[STORED DATA]:
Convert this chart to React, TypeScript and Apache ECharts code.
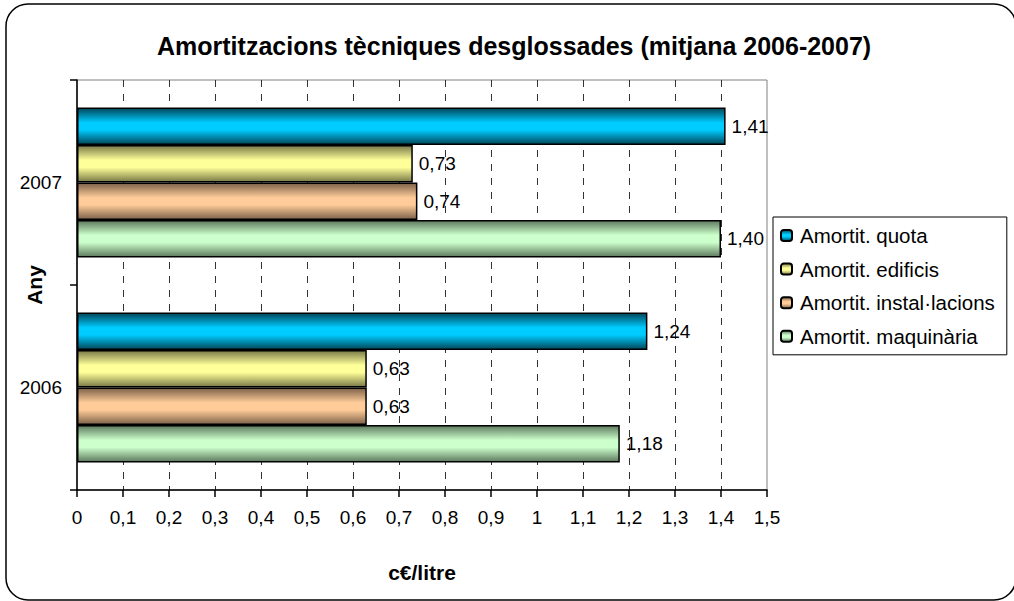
import React, { useEffect, useRef } from 'react';
import * as echarts from 'echarts';

const categories = ['2006', '2007'];
const seriesNames = ['Amortit. quota', 'Amortit. edificis', 'Amortit. instal·lacions', 'Amortit. maquinària'];
const quota = [1.24, 1.41];
const edificis = [0.63, 0.73];
const installacions = [0.63, 0.74];
const maquinaria = [1.18, 1.4];
const titleText = 'Amortitzacions tècniques desglossades (mitjana 2006-2007)';
const xName = 'c€/litre';
const yName = 'Any';

const FONT = '"Liberation Sans", Arial, sans-serif';

const palette = [
  { light: '#00CCFF', dark: '#00475A' },
  { light: '#FFFF99', dark: '#7A7A48' },
  { light: '#FFCC99', dark: '#7D6249' },
  { light: '#CCFFCC', dark: '#5E7A5E' },
];

function grad(dark: string, light: string) {
  return new echarts.graphic.LinearGradient(0, 0, 0, 1, [
    { offset: 0, color: dark },
    { offset: 0.4, color: light },
    { offset: 0.6, color: light },
    { offset: 1, color: dark },
  ]);
}

const fmt = (v: number) => String(v).replace('.', ',');

export default function App() {
  const ref = useRef<HTMLDivElement>(null);
  useEffect(() => {
    if (!ref.current) return;
    const chart = echarts.init(ref.current, undefined, { renderer: 'svg' });
    const dataSets = [quota, edificis, installacions, maquinaria];
    const series = dataSets.map((d, i) => ({
      name: seriesNames[i],
      type: 'bar',
      data: d,
      barWidth: 37.5,
      barGap: '0%',
      itemStyle: {
        color: grad(palette[i].dark, palette[i].light),
        borderColor: '#000',
        borderWidth: 1.5,
      },
      label: {
        show: true,
        position: 'right',
        distance: 6,
        color: '#000',
        fontFamily: FONT,
        fontSize: 19,
        formatter: (p: any) => Number(p.value).toFixed(2).replace('.', ','),
      },
    }));
    chart.setOption({
      animation: false,
      backgroundColor: '#fff',
      title: {
        text: titleText,
        left: 152,
        top: 28,
        textStyle: { fontFamily: FONT, fontSize: 25, fontWeight: 'bold', color: '#000' },
      },
      graphic: [
        {
          type: 'rect',
          shape: { x: 6, y: 4, width: 1010, height: 596, r: 22 },
          style: { fill: 'none', stroke: '#000', lineWidth: 1.5 },
          silent: true,
          z: 100,
        },
      ],
      legend: {
        orient: 'vertical',
        left: 773,
        top: 217,
        data: seriesNames,
        padding: [8, 12, 8, 7],
        itemGap: 12.6,
        itemWidth: 11,
        itemHeight: 11,
        borderColor: '#000',
        borderWidth: 1,
        borderRadius: 0,
        textStyle: { fontFamily: FONT, fontSize: 20.5, color: '#000', lineHeight: 20, padding: [0, 0, 0, 3] },
      },
      grid: {
        left: 77,
        top: 80,
        width: 690,
        height: 410,
        show: true,
        borderColor: '#808080',
        borderWidth: 1,
        backgroundColor: '#fff',
        containLabel: false,
        outerBoundsMode: 'none',
      },
      xAxis: {
        type: 'value',
        min: 0,
        max: 1.5,
        interval: 0.1,
        name: xName,
        nameLocation: 'middle',
        nameGap: 72,
        nameMoveOverlap: false,
        nameTextStyle: { fontFamily: FONT, fontSize: 21, fontWeight: 'bold', color: '#000', verticalAlign: 'top' },
        axisLine: { show: true, lineStyle: { color: '#000', width: 1.5 } },
        axisTick: { show: true, length: 7, lineStyle: { color: '#000', width: 1.5 } },
        axisLabel: { fontFamily: FONT, fontSize: 19, color: '#000', margin: 18, formatter: (v: number) => fmt(v) },
        splitLine: { show: true, showMinLine: false, showMaxLine: false, lineStyle: { color: '#333', type: [7, 7], width: 1 } },
      },
      yAxis: {
        type: 'category',
        data: categories,
        name: yName,
        nameLocation: 'middle',
        nameRotate: 90,
        nameGap: 32,
        nameMoveOverlap: false,
        nameTextStyle: { fontFamily: FONT, fontSize: 21, fontWeight: 'bold', color: '#000' },
        axisLine: { show: true, lineStyle: { color: '#000', width: 1.5 } },
        axisTick: { show: true, length: 7, lineStyle: { color: '#000', width: 1.5 } },
        axisLabel: { fontFamily: FONT, fontSize: 19, color: '#000', margin: 15 },
        splitLine: { show: false },
      },
      series,
    });
    return () => chart.dispose();
  }, []);
  return <div ref={ref} style={{ position: 'fixed', left: 0, top: 0, width: 1014, height: 601 }} />;
}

[DESCRIPTION OF THE TASK]:
Return nothing but the lines running from the start of the data to the line with "const fmt = (v: number)", please, both ends included and no pictures.

[SOLUTION TO THIS EXERCISE]:
Convert this chart to React, TypeScript and Apache ECharts code.
import React, { useEffect, useRef } from 'react';
import * as echarts from 'echarts';

const categories = ['2006', '2007'];
const seriesNames = ['Amortit. quota', 'Amortit. edificis', 'Amortit. instal·lacions', 'Amortit. maquinària'];
const quota = [1.24, 1.41];
const edificis = [0.63, 0.73];
const installacions = [0.63, 0.74];
const maquinaria = [1.18, 1.4];
const titleText = 'Amortitzacions tècniques desglossades (mitjana 2006-2007)';
const xName = 'c€/litre';
const yName = 'Any';

const FONT = '"Liberation Sans", Arial, sans-serif';

const palette = [
  { light: '#00CCFF', dark: '#00475A' },
  { light: '#FFFF99', dark: '#7A7A48' },
  { light: '#FFCC99', dark: '#7D6249' },
  { light: '#CCFFCC', dark: '#5E7A5E' },
];

function grad(dark: string, light: string) {
  return new echarts.graphic.LinearGradient(0, 0, 0, 1, [
    { offset: 0, color: dark },
    { offset: 0.4, color: light },
    { offset: 0.6, color: light },
    { offset: 1, color: dark },
  ]);
}

const fmt = (v: number) => String(v).replace('.', ',');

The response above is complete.